In case of a [search algorithm](https://en.wikipedia.org/wiki/Rabin–Karp_algorithm) you simply hash the needle once and
then let a rolling hash with a window of the size of the needle iterate over the haystack.
By doing so you can save a lot of string comparisons as a mismatch in the hash values definitely indicates a mismatch at that position.
And in case of diff tools you hash both input sequences and then cut them into chunks whenever the hash outputs a specific value (like 0).
Then the resulting chunks are hashed by a "normal" generic hash function.
That way, you can split the inputs into chunks of varying size based on their contents and
then find similarities as well as differences locally based on the output values of the generic hash function.

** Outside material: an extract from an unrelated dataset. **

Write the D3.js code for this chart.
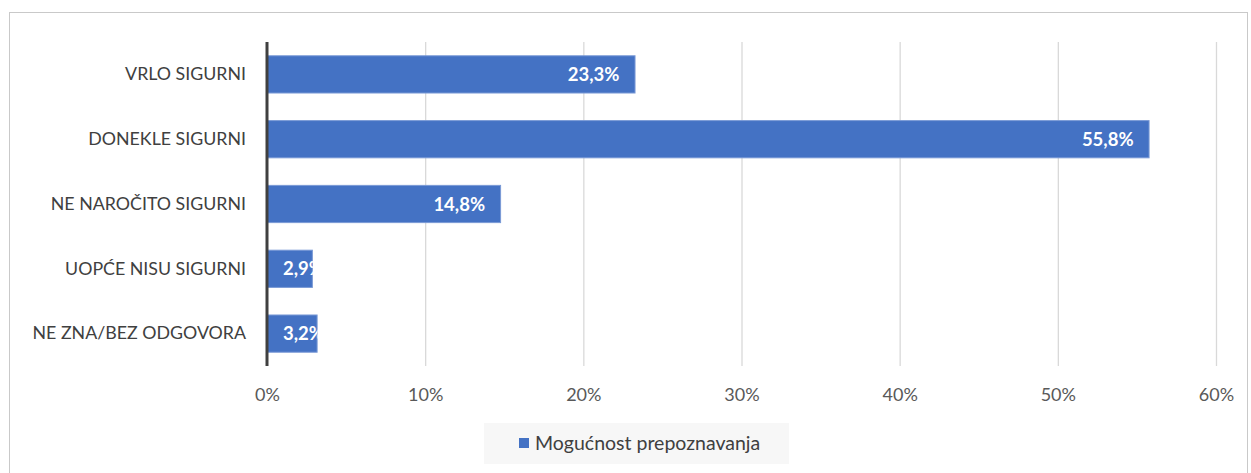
<!DOCTYPE html>
<html>
<head>
<meta charset="utf-8">
<script src="https://cdn.jsdelivr.net/npm/d3@7"></script>
<style>
body { margin: 0; background: #fff; }
svg { font-family: Lato, "Open Sans", sans-serif; }
</style>
</head>
<body>
<svg id="chart"></svg>
<script>
// data
var categories = ["VRLO SIGURNI", "DONEKLE SIGURNI", "NE NAROČITO SIGURNI", "UOPĆE NISU SIGURNI", "NE ZNA/BEZ ODGOVORA"];
var values = [23.3, 55.8, 14.8, 2.9, 3.2];
var ticks = [0, 10, 20, 30, 40, 50, 60];
var seriesName = "Mogućnost prepoznavanja";

var svgWidth = 1251, svgHeight = 473;
var svg = d3.select("#chart").attr("width", svgWidth).attr("height", svgHeight);

// outer border
svg.append("rect")
    .attr("x", 9.5).attr("y", 12.5)
    .attr("width", 1238).attr("height", 480)
    .attr("fill", "#fff").attr("stroke", "#c9c9c9");

var plotLeft = 267, plotRight = 1216, plotTop = 42, plotBottom = 366;

var xScale = d3.scaleLinear().domain([0, 60]).range([plotLeft, plotRight]);
var yScale = d3.scaleBand().domain(categories).range([plotTop, plotBottom]).paddingInner(0.41).paddingOuter(0.205);

// gridlines
svg.append("g").selectAll("line").data(ticks.slice(1)).join("line")
    .attr("x1", function(d) { return xScale(d) + 0.5; })
    .attr("x2", function(d) { return xScale(d) + 0.5; })
    .attr("y1", plotTop).attr("y2", plotBottom)
    .attr("stroke", "#d9d9d9").attr("stroke-width", 1.3);

// x axis labels
var x_axis = d3.axisBottom(xScale).tickValues(ticks).tickSize(0).tickFormat(function(d) { return d + "%"; });
var gx = svg.append("g").attr("transform", "translate(0," + plotBottom + ")").call(x_axis);
gx.select(".domain").remove();
gx.selectAll("text").attr("dy", 0).attr("y", 35).attr("fill", "#595959").style("font-size", "18px").style("font-family", "Lato, sans-serif");

// y axis labels
var y_axis = d3.axisLeft(yScale).tickSize(0).tickPadding(21);
var gy = svg.append("g").attr("transform", "translate(" + plotLeft + ",0)").call(y_axis);
gy.select(".domain").remove();
gy.selectAll("text").attr("fill", "#404040").style("font-size", "17.8px").style("font-family", "Lato, sans-serif");

// bars
var defs = svg.append("defs");
var barG = svg.append("g");
values.forEach(function(v, i) {
    var y = yScale(categories[i]);
    var x0 = xScale(0), x1 = xScale(v);
    defs.append("clipPath").attr("id", "clip" + i).append("rect")
        .attr("x", x0).attr("y", y).attr("width", x1 - x0).attr("height", yScale.bandwidth());
    barG.append("rect")
        .attr("x", x0 + 0.5).attr("y", y + 0.5)
        .attr("width", x1 - x0 - 1).attr("height", yScale.bandwidth() - 1)
        .attr("fill", "#4472c4").attr("stroke", "#7a9ad6").attr("stroke-width", 1);
    var label = barG.append("text")
        .attr("clip-path", "url(#clip" + i + ")")
        .attr("y", y + yScale.bandwidth() / 2)
        .attr("dy", "0.36em")
        .attr("fill", "#fff").attr("font-weight", "bold").style("font-size", "18.5px")
        .text(String(v.toFixed(1)).replace(".", ",") + "%");
    var w = label.node().getComputedTextLength();
    var tx = x1 - 16 - w;
    if (tx < x0 + 16) tx = x0 + 16;
    label.attr("x", tx);
});

// zero axis line
svg.append("line")
    .attr("x1", plotLeft).attr("x2", plotLeft)
    .attr("y1", plotTop).attr("y2", plotBottom)
    .attr("stroke", "#404040").attr("stroke-width", 3);

// legend
var lg = svg.append("g");
lg.append("rect").attr("x", 484).attr("y", 423).attr("width", 305).attr("height", 41).attr("fill", "#f7f7f7");
lg.append("rect").attr("x", 519).attr("y", 438).attr("width", 10).attr("height", 10).attr("fill", "#4472c4");
lg.append("text").attr("x", 535).attr("y", 450).attr("fill", "#404040").style("font-size", "19.5px").text(seriesName);
</script>
</body>
</html>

This would not be possible with uniform sized chunks as an insertion at the beginning would ruin all following hash values,
because the borders of the chunks would not move with the content.
## How does a rolling hash work?
There are multiple ways, but the easiest one to understand is to use a positional notation as sliding window.
For example if we take the number: 123456, it is encoded in a positional notation using a sequence of 6 symbols and the base 10 (different possible digits).
What we actually have is: `1*10^5 + 2*10^4 + 3*10^3 + 4*10^2 + 5*10^1 + 6*10^0 = 123456`.
If we now want to move our window one to the right, we have to remove the left symbol and add one to the right.
- `123456 - 1*10^5 = 23456`
- `23456 * 10 = 234560`
- `234560 + 7 = 234567`
- `2*10^5 + 3*10^4 + 4*10^3 + 5*10^2 + 6*10^1 + 7*10^0 = 234567`
In general the window is defined as `sum over all i in range(0, input.length): input[i] * power(base, input.length-1-i)`
And the window shift is performed by: `newHashValue = (lastHashValue - symbolToRemove * power(base, window.length-1)) * base + symbolToAdd;`
To get the output into a specific range and let it appear more chaotic we take the modulo at the end.
This can also be done in the middle process to avoid too big numbers as modular arithmetic does not affect addition, subtraction and multiplication.